Opposition to the ordinance is led by newly installed borough council president Allen Coffman, a Republican. In an interview with media outlet Penn Live Saturday, Coffman said, “All of us that ran in this election to be on council we think we got a mandate from the people,” he said. “People we talked to when we were campaigning did not like this ordinance at all. I don’t know what the vote will be, but I have a pretty good idea.”

The political makeup of the council changed with the November municipal election, which ushered in a 7-3 Republican majority.

The ordinance, which extends protections against discrimination to gay, transgender or genderqueer people in employment, housing and public accommodations, was passed in October by the then-Democratic majority council, Penn Live reported.

“I don’t know of any reasons for repealing it other than a political move,” said Alice Elia, a Democrat and the former Chambersburg borough council president. “This issue should not be politicized. It’s an issue of justice and having equal protection for everybody in our community. It shouldn’t be a political or a Democratic or Republican issue. This should be something we are all concerned about.”

Coffman told Penn Live that the ordinance serves no purpose and is redundant. He points out that Pennsylvania’s Human Relations Commission handles discrimination complaints from residents across the state.

“There are no penalties, no fines,” he said. “There’s nothing that the ordinance can make someone do.
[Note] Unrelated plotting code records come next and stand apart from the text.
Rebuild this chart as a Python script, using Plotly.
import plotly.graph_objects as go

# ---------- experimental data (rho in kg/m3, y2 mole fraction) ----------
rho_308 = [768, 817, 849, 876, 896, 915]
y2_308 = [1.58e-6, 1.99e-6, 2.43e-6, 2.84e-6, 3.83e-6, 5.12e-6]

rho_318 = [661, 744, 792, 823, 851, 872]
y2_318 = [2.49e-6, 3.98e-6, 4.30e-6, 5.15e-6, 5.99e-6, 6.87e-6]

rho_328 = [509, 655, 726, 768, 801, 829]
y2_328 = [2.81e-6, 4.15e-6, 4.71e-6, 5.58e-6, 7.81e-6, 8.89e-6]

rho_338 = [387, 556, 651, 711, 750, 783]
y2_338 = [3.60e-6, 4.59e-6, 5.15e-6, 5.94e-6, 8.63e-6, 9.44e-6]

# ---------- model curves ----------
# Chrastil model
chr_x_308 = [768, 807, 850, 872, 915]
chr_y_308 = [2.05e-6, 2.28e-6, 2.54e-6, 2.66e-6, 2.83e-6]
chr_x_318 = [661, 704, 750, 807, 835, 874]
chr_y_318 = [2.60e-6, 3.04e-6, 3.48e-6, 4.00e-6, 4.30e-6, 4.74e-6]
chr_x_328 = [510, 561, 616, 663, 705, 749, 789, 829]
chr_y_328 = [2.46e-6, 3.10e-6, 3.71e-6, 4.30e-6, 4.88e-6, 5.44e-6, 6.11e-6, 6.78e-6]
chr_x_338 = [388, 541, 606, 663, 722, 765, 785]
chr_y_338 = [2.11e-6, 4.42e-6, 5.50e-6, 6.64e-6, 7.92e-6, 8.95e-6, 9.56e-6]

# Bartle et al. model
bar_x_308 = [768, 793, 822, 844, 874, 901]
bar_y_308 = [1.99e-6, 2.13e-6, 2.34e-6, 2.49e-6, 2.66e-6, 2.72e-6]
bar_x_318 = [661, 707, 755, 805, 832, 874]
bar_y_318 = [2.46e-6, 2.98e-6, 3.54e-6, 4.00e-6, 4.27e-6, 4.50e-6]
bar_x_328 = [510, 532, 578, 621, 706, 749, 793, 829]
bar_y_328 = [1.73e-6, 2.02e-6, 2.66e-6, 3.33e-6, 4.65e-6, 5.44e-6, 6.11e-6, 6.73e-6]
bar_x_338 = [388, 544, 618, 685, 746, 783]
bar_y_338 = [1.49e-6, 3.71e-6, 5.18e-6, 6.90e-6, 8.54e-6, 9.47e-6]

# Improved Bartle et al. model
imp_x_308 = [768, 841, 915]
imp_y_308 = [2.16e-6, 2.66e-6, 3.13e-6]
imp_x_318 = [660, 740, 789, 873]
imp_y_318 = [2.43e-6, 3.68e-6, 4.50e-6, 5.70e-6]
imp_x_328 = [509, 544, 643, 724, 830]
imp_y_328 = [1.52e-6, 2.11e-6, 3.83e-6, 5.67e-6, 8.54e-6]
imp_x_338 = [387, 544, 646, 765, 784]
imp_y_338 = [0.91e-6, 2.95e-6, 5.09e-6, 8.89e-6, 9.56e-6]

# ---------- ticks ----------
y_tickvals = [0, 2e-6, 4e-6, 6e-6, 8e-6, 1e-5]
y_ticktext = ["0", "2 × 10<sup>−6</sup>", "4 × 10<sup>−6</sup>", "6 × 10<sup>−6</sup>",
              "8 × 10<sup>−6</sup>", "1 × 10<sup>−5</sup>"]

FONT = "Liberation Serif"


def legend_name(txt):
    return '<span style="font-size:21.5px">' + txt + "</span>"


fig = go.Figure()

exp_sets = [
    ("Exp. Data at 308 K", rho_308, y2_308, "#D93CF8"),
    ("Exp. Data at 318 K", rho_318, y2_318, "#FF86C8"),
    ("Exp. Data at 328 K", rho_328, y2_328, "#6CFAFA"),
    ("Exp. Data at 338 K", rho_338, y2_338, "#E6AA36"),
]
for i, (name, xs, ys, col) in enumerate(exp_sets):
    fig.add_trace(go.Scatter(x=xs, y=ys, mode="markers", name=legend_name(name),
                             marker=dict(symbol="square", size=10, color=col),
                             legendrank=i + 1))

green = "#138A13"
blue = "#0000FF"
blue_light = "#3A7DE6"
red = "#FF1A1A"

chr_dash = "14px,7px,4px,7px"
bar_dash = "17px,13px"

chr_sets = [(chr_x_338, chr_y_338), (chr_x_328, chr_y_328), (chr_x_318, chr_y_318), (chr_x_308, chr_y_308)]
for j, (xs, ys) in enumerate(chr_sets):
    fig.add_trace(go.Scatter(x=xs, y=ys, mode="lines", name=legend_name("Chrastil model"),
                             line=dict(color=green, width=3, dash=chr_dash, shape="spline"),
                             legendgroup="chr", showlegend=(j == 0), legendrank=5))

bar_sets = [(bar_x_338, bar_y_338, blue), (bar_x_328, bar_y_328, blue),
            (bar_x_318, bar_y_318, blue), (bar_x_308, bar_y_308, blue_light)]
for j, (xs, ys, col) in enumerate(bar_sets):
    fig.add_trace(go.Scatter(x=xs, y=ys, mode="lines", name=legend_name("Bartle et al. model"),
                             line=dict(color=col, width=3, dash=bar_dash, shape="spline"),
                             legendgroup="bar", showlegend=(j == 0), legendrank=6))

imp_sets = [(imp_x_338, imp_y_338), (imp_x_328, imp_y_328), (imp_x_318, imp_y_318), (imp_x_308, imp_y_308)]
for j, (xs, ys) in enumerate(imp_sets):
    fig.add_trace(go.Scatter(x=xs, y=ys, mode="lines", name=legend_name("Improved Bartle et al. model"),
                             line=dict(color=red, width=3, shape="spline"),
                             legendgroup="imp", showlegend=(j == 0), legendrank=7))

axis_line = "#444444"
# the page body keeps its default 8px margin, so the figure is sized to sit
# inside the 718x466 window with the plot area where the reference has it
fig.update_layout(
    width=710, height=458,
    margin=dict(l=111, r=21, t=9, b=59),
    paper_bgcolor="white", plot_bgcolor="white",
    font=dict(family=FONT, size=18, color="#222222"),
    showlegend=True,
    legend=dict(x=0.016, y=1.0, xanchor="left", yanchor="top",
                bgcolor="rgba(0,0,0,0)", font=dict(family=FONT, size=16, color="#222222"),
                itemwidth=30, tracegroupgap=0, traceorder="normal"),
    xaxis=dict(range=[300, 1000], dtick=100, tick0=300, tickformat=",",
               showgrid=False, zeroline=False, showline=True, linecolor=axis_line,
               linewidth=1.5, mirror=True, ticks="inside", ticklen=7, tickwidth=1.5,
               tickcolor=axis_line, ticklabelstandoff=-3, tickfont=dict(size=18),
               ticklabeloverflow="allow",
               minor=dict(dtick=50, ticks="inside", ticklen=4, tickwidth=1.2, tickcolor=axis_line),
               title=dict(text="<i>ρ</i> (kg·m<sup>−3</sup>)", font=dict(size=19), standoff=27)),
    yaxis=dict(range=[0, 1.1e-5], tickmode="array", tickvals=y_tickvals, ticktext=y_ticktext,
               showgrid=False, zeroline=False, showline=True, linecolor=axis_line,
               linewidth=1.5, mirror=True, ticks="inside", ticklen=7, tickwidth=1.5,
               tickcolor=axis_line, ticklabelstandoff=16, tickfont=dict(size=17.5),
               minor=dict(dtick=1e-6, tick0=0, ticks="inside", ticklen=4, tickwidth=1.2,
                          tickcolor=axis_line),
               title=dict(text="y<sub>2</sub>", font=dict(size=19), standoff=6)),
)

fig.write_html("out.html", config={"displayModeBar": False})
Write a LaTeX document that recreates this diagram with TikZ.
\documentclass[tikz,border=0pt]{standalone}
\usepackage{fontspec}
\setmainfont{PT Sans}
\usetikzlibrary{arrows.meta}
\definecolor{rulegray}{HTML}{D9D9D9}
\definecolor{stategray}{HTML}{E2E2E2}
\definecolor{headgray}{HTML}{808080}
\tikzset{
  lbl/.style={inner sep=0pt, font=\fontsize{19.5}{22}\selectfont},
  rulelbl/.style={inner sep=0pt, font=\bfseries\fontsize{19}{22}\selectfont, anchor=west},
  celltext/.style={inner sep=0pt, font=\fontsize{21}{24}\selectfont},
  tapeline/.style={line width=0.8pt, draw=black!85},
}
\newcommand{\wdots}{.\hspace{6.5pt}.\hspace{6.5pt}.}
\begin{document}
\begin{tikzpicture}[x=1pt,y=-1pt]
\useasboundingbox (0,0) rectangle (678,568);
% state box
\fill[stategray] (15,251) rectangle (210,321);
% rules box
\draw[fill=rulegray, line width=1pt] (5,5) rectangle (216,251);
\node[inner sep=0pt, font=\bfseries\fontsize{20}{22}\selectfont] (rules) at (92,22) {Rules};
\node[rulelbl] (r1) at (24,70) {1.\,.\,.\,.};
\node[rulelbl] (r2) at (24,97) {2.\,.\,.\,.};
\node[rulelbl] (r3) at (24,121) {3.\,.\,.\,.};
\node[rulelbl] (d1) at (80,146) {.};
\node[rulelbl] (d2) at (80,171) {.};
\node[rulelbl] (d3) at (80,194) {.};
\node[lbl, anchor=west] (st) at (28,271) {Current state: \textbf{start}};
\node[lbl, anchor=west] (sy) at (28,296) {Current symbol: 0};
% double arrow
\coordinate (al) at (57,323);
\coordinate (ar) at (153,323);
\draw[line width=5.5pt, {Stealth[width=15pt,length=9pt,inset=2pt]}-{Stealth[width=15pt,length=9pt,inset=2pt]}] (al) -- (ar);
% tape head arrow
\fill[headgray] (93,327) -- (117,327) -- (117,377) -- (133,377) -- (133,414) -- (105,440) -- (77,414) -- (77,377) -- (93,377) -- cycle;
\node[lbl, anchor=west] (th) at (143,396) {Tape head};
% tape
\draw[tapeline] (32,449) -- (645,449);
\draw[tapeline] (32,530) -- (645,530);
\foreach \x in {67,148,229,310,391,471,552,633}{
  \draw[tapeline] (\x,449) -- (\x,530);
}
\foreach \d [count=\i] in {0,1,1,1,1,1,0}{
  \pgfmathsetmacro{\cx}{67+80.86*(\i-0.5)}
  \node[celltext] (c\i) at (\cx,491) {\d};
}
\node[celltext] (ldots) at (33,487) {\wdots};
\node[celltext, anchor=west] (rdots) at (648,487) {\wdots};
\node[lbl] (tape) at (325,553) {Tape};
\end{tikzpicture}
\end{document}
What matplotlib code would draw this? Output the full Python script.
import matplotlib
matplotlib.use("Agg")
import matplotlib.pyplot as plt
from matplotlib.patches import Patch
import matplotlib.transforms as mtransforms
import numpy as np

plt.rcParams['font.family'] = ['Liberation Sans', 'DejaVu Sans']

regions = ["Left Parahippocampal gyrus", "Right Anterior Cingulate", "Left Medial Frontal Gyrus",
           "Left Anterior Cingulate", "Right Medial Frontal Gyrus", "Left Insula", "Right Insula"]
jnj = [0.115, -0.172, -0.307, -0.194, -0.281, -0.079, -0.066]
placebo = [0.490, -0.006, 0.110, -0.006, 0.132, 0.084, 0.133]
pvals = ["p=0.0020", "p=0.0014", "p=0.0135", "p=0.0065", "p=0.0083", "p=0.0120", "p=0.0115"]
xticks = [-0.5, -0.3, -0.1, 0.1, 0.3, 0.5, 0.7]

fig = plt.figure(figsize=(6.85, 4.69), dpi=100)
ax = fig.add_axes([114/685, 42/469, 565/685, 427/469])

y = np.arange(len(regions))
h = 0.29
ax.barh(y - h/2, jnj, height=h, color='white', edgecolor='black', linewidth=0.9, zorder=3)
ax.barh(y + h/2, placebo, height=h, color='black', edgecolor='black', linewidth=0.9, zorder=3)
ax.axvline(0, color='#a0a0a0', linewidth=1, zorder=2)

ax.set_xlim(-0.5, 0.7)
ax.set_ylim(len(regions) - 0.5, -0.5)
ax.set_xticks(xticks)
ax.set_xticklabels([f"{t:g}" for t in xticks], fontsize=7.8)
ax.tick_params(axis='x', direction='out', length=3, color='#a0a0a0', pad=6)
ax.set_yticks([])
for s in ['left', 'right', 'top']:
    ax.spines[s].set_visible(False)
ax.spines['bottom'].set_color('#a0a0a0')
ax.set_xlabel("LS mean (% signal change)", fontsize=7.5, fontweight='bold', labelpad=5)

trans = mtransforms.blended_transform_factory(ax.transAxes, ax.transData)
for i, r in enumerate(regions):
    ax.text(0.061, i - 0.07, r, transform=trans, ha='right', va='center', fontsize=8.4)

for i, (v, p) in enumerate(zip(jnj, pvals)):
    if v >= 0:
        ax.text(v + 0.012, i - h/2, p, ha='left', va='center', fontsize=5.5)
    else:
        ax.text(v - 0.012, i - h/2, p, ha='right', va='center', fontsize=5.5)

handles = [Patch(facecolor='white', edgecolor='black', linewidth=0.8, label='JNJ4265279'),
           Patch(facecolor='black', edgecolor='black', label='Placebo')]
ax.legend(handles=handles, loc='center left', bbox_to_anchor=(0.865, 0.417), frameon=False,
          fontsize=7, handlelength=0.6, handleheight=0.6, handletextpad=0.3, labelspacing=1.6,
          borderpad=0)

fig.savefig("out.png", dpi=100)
The most they can hope for is that the committee request the two parties to sit down with a counselor or mediator and talk about it. Quite frankly there is nothing that compels them to. There’s no teeth in this.”

Penn Live’s Ivey DeJesus noted if Chambersburg succeeds in repealing the ordinance, it would mark the first time an LGBTQ inclusive law is revoked in Pennsylvania. To date, 70 municipalities have ratified such ordinances.

The Commonwealth of Pennsylvania is one of the 27 states in the nation that have no explicit statewide laws protecting people from discrimination on the basis of sexual orientation or gender identity in employment, housing and public accommodations.